Harman had seen the stamp twice before personally — once as a schoolboy in 1965, when it had been put on show in London, and again at an exhibition in Chicago in 1986.

“Now,” he says, “I have actually picked it up with tweezers and looked at it, which isn’t something you do every day of the week.”

Over the years, says Harman, many attempts have been made to forge a one-cent by altering the value on an otherwise identical four-cent magenta version.

“We have had numerous examples of those over the years,” he says. “but it’s quite hard to make that sort of alteration without leaving some trace. Often you can see the shadow of the four cents.”

Today, the society uses a video spectral comparator — a machine more commonly used by organisations such as the FBI for the forensic examination of documents — to look closely at the ink on a stamp and examine the weave of the paper in microscopic detail.

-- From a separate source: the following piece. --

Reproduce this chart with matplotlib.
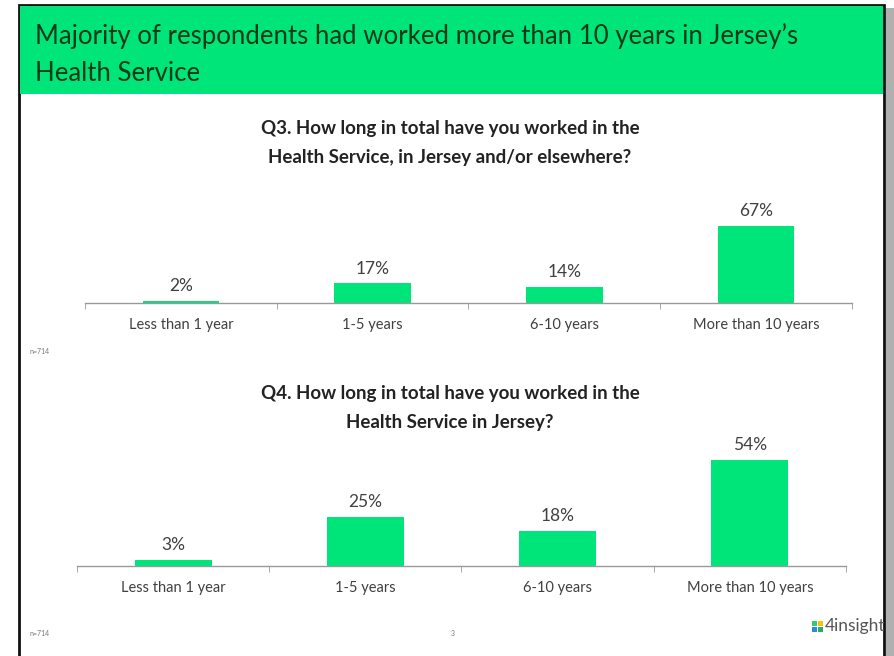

The past three times it has come up for sale, One Cent Magenta has fetched a record price and Harman believes that this time will be no different. The current record for a single stamp is the $2.3m (Dh8.45m) paid in 1996 for a Swedish Treskilling Yellow, and Harman is confident that the one cent will sell for close to $20 million.

“It’s not because it’s the rarest, because there are many unique stamps,” he says. “It’s the coming together of rarity, iconic status and notoriety, and that equals price.”

The buyer is likely to remain unknown, but Harman for one hopes that the One Cent Magenta will be bought by an individual, rather than an institution.

An Indian collector, perhaps, would be an appropriate owner? He’s not speculating. But “I think it would be a great sadness if it went into a museum,” he says. “I think it’s far more fun to have these things circulating in the collectors’ world.”